Regional alignment refers to locally aligning a particular region of a sequence that is poorly aligned. In SeaView, regional alignment is done through the Sites menu.

Both A and B:

  1. Open SeaView again, if it is not already opened.
  2. Open the aligned nucleotide data set 1ped.fasta again (you will have saved it with a new name).
  3. Revert to protein view by clicking Props > View as proteins.
  4. Click Sites > Create set. A window will appear. Give your new sites set an appropriate region name. You can use the default "all sites" and click OK
  5. A new sequence line of white "X"s will appear at the bottom of your data. This means all sites are currently selected. Shift-click anywhere in the line of white "X"s to deselect all sites.
  6. Now find a region of the alignment that you think is poorly aligned (for example, sites 119-159) and would like to try to improve. Both partners, A and B, should have this part of alignment showing on their screen.

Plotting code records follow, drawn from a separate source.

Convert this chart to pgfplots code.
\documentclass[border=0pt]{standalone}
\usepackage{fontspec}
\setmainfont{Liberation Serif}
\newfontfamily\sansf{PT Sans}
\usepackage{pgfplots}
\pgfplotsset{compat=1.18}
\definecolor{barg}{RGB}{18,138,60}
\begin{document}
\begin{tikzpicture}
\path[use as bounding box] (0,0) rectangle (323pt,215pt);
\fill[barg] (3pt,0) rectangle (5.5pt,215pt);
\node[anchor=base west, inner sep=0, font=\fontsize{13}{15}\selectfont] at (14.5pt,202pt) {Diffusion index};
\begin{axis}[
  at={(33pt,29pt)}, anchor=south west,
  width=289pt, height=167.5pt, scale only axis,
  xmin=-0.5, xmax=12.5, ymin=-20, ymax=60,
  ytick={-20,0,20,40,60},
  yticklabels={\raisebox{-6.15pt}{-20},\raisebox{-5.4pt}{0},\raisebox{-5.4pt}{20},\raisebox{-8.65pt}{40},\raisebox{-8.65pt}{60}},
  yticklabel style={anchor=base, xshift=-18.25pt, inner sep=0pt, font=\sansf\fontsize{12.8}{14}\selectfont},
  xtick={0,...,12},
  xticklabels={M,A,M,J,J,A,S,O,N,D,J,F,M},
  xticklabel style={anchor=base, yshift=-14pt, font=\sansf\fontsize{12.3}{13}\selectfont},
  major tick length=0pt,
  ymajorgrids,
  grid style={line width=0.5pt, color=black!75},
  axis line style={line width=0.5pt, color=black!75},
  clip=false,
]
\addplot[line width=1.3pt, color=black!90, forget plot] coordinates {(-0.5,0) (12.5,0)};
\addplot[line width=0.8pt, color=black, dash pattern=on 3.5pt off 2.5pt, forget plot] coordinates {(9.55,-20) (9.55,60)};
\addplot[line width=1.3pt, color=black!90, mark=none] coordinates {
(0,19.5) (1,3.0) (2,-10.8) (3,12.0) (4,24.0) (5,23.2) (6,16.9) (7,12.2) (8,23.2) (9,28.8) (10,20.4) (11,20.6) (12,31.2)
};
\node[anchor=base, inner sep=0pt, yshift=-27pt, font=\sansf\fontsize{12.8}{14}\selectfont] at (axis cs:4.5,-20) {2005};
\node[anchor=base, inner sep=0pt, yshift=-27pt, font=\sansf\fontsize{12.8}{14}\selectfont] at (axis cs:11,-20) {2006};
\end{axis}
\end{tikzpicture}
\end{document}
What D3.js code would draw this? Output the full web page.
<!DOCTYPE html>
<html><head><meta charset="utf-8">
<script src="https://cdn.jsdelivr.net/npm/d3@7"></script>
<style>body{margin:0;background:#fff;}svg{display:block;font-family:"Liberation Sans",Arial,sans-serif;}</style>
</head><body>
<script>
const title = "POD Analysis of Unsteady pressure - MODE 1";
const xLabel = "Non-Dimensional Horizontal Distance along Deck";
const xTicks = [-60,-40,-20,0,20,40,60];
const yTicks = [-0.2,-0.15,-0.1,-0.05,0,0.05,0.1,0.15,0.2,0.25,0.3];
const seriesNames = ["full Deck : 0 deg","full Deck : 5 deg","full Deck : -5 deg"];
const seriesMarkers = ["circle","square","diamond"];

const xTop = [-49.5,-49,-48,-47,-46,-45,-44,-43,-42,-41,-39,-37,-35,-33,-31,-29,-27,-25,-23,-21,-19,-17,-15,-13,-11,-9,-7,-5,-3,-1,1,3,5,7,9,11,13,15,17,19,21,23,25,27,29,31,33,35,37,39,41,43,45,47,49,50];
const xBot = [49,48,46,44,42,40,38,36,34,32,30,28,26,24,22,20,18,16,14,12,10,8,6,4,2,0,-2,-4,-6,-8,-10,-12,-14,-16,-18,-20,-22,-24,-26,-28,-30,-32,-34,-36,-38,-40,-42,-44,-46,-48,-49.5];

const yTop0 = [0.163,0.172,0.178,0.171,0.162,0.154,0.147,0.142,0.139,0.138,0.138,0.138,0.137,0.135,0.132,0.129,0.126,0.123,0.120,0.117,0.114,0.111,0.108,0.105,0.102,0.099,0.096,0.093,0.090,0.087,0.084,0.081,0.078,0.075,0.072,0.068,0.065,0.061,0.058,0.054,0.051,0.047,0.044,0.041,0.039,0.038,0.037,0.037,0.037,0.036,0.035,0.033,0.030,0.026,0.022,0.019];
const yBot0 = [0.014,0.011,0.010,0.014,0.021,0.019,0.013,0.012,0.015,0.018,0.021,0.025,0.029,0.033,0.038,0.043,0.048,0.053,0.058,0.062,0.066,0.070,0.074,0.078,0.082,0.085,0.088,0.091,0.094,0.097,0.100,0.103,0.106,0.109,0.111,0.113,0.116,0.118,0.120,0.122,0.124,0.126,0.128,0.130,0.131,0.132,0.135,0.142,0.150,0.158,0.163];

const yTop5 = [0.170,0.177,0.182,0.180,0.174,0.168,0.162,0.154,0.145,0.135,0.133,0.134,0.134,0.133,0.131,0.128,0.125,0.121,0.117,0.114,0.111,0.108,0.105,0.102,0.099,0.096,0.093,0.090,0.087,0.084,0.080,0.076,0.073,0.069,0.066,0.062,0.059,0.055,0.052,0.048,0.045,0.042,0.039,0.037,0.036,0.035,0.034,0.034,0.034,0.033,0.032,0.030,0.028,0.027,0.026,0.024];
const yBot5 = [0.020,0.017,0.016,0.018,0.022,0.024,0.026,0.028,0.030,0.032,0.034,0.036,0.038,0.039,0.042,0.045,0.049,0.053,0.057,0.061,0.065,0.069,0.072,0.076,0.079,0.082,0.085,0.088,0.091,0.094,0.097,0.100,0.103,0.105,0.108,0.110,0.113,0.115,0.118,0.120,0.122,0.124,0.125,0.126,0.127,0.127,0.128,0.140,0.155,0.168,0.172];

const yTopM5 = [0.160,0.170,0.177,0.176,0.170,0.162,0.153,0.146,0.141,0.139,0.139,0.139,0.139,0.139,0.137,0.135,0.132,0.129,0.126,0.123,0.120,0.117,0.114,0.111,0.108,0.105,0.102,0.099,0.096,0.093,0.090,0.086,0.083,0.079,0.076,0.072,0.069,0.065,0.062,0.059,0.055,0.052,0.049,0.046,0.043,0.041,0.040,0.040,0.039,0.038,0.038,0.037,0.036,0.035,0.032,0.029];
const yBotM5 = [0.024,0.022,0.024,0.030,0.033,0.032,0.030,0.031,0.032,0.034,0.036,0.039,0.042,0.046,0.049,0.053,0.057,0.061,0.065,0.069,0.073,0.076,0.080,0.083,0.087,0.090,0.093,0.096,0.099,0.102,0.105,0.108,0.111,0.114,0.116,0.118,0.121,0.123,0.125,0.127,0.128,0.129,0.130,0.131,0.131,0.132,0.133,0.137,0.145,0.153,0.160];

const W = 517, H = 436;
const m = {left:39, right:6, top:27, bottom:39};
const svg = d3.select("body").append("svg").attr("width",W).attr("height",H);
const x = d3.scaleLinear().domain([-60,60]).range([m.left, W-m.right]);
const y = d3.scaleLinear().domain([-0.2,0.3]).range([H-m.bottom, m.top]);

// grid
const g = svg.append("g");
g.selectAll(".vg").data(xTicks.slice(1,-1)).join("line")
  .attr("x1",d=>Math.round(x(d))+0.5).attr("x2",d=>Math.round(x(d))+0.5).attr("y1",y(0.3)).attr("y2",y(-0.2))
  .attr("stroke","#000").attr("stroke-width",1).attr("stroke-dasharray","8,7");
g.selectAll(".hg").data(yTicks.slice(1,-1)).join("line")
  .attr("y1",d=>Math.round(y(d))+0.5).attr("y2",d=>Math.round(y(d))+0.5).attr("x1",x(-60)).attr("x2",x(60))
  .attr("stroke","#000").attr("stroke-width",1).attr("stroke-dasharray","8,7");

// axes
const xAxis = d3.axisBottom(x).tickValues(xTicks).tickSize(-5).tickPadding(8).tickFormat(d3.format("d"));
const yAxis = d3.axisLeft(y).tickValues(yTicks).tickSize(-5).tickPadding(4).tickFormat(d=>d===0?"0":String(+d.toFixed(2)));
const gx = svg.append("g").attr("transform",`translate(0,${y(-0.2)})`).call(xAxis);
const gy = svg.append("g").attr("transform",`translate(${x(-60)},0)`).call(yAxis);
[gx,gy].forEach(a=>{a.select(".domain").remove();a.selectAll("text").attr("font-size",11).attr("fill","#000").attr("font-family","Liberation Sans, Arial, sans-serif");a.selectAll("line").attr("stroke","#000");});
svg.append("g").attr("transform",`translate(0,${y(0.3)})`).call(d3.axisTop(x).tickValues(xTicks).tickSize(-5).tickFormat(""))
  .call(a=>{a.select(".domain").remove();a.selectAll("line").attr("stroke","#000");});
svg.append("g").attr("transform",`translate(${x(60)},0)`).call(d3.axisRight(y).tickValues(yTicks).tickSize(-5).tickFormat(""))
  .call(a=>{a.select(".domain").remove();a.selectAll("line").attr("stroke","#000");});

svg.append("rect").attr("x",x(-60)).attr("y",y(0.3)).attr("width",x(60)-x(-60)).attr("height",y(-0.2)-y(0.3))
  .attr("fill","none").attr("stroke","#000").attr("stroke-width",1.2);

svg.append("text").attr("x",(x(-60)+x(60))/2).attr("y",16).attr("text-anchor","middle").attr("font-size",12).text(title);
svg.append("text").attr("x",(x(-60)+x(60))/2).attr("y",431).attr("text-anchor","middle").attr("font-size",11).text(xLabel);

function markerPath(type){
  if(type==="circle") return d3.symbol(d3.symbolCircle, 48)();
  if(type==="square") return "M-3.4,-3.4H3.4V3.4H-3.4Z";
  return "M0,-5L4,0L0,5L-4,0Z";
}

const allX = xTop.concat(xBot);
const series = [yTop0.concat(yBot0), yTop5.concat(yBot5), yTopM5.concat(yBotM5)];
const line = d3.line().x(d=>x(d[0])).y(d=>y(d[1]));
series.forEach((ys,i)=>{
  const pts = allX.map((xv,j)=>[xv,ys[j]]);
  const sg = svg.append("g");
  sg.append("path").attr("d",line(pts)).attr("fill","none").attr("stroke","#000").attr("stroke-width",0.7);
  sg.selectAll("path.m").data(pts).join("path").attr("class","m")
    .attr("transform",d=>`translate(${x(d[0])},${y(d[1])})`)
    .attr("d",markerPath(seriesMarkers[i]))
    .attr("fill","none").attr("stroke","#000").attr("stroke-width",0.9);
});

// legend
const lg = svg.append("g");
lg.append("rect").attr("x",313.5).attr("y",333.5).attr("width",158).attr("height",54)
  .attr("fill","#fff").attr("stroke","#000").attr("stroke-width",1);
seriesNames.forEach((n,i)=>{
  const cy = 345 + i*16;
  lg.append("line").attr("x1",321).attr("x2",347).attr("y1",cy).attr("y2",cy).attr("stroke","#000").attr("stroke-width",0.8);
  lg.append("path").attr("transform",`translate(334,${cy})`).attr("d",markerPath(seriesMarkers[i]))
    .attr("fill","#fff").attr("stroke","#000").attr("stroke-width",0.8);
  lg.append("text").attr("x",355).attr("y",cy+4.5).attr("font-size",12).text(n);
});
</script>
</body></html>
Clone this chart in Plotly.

  7. Once you have located a region you would like to improve, A retains the original sequence and B will click on the left-hand, upstream end of the poor region of the white sites sequence, and then drag the cursor to the right part of the poor sequence. A line of "X"s will appear delineating the region, and the region around the area will shade, further indicating regions that you have selected.
  8. Make sure all sequences are selected (Edit > Select all or Command-A). Then execute MAFFT on that region by selecting Align > Align selected sites (not to be confused with Align selected sequences!). A new window will appear asking you to choose a Reference Sequence. The reference sequence refers to the sequence in which the original gaps will be preserved and propagated into the subsequent alignment. For this purpose, select 496117 as the reference.
  9. Compare the original with the new aligned region.
  10. Regional realignments can be applied to multiple poor regions of an alignment. Regional alignment can leave columns of gaps in your alignment. To remove these, click Edit > Delete gap-only sites.